▶ YOUR TASK: Please write out the lines of the data exactly, beginning with the first and ending with the line containing "var fit7579 = [[2000, 0.283], [2009, 0.347]];"; leave the pictures behind.

▶ DATA PROVIDED:
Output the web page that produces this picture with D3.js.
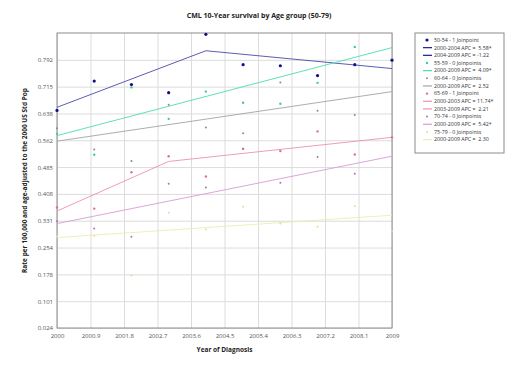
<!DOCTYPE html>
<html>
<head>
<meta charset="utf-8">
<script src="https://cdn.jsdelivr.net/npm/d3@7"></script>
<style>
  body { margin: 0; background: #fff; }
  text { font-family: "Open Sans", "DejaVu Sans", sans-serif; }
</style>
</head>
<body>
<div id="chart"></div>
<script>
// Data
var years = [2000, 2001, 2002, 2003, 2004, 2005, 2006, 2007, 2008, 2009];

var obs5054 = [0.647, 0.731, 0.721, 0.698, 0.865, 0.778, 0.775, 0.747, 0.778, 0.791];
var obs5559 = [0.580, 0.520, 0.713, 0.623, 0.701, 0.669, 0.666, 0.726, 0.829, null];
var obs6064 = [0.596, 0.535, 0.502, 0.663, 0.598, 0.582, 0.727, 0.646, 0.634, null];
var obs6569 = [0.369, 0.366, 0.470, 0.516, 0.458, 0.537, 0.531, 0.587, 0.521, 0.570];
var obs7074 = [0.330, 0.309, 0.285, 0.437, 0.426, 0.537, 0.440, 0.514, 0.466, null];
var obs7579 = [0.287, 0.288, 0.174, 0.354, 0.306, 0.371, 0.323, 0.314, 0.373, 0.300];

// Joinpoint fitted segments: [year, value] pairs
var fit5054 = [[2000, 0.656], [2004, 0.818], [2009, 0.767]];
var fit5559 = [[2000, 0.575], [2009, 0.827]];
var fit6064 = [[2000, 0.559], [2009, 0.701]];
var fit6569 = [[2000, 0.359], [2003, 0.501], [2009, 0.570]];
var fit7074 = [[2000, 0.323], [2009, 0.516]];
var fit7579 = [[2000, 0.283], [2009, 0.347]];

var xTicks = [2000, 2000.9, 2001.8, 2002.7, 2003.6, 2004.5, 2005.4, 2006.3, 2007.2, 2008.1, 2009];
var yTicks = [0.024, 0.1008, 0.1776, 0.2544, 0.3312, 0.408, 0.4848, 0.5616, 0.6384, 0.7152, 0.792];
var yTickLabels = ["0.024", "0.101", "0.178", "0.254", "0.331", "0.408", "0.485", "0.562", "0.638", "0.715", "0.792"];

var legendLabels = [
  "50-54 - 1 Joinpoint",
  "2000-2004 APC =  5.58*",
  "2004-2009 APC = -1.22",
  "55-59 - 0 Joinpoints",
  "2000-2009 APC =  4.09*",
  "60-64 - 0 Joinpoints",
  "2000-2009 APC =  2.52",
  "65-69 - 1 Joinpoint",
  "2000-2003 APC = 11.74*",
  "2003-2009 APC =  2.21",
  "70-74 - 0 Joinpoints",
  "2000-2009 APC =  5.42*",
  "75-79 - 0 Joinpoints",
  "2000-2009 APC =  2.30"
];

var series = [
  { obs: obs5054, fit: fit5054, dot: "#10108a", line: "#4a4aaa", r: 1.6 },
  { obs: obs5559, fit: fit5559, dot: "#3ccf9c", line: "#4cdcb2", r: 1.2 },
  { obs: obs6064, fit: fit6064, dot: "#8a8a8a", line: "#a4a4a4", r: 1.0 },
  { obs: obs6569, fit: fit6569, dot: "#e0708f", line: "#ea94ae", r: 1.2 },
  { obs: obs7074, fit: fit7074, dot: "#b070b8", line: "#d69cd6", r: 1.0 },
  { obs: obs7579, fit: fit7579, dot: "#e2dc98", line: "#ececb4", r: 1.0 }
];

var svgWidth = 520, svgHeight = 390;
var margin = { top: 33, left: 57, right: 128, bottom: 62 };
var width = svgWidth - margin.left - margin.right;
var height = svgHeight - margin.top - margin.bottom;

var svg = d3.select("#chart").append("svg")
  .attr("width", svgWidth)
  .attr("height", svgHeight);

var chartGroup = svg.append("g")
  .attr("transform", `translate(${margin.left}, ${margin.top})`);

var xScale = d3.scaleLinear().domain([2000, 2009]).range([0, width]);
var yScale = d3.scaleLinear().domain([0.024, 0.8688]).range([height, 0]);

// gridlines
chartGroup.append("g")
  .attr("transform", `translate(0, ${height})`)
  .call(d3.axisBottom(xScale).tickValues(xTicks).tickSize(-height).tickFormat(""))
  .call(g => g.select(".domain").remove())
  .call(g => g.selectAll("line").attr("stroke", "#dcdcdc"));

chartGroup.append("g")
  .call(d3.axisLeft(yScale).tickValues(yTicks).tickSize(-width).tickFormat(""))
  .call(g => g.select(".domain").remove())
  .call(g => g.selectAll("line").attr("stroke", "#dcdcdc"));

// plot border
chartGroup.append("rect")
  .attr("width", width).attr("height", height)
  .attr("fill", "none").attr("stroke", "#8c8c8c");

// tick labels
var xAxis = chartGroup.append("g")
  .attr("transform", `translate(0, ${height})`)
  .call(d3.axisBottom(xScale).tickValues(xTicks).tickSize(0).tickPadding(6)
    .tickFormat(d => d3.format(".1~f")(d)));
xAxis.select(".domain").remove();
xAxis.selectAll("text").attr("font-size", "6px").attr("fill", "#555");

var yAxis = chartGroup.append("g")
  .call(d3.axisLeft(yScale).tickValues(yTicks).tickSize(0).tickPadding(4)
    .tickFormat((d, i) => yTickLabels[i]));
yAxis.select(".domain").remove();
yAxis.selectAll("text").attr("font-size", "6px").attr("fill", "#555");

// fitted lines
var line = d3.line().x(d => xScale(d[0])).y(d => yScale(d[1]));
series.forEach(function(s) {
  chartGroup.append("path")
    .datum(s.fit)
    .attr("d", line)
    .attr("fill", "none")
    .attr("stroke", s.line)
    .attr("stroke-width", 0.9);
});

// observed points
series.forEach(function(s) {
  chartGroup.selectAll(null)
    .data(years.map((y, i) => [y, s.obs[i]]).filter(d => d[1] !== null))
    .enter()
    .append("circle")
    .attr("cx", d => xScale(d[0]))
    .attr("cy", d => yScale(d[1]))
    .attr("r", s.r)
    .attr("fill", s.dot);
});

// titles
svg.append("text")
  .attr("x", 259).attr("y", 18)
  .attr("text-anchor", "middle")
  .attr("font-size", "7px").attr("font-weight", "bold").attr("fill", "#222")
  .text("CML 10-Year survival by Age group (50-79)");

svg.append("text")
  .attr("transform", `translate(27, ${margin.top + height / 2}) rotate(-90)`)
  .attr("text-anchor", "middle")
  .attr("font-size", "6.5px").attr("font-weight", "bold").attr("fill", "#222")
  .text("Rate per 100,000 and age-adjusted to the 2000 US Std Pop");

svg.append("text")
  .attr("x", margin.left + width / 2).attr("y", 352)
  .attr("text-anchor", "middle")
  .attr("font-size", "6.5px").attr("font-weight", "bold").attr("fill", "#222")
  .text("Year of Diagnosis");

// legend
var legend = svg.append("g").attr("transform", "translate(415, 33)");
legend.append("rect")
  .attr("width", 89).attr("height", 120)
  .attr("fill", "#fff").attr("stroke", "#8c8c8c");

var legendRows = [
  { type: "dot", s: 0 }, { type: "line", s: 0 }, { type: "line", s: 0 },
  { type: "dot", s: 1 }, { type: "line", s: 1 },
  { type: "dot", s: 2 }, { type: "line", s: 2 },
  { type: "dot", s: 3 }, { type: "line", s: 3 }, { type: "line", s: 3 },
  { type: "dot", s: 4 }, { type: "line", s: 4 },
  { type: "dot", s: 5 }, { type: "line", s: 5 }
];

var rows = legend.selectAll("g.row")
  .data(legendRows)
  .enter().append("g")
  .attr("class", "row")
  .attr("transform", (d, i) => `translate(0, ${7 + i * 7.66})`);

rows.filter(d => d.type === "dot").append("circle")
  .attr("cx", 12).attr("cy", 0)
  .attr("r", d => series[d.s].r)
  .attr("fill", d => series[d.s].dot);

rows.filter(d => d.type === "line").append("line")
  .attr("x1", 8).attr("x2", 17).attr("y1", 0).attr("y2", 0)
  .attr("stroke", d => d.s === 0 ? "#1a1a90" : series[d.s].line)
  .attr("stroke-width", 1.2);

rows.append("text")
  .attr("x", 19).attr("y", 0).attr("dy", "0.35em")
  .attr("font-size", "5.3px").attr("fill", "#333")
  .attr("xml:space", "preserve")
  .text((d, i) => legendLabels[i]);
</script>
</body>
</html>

▶ RESPONSE FOR THIS EXERCISE:
Output the web page that produces this picture with D3.js.
<!DOCTYPE html>
<html>
<head>
<meta charset="utf-8">
<script src="https://cdn.jsdelivr.net/npm/d3@7"></script>
<style>
  body { margin: 0; background: #fff; }
  text { font-family: "Open Sans", "DejaVu Sans", sans-serif; }
</style>
</head>
<body>
<div id="chart"></div>
<script>
// Data
var years = [2000, 2001, 2002, 2003, 2004, 2005, 2006, 2007, 2008, 2009];

var obs5054 = [0.647, 0.731, 0.721, 0.698, 0.865, 0.778, 0.775, 0.747, 0.778, 0.791];
var obs5559 = [0.580, 0.520, 0.713, 0.623, 0.701, 0.669, 0.666, 0.726, 0.829, null];
var obs6064 = [0.596, 0.535, 0.502, 0.663, 0.598, 0.582, 0.727, 0.646, 0.634, null];
var obs6569 = [0.369, 0.366, 0.470, 0.516, 0.458, 0.537, 0.531, 0.587, 0.521, 0.570];
var obs7074 = [0.330, 0.309, 0.285, 0.437, 0.426, 0.537, 0.440, 0.514, 0.466, null];
var obs7579 = [0.287, 0.288, 0.174, 0.354, 0.306, 0.371, 0.323, 0.314, 0.373, 0.300];

// Joinpoint fitted segments: [year, value] pairs
var fit5054 = [[2000, 0.656], [2004, 0.818], [2009, 0.767]];
var fit5559 = [[2000, 0.575], [2009, 0.827]];
var fit6064 = [[2000, 0.559], [2009, 0.701]];
var fit6569 = [[2000, 0.359], [2003, 0.501], [2009, 0.570]];
var fit7074 = [[2000, 0.323], [2009, 0.516]];
var fit7579 = [[2000, 0.283], [2009, 0.347]];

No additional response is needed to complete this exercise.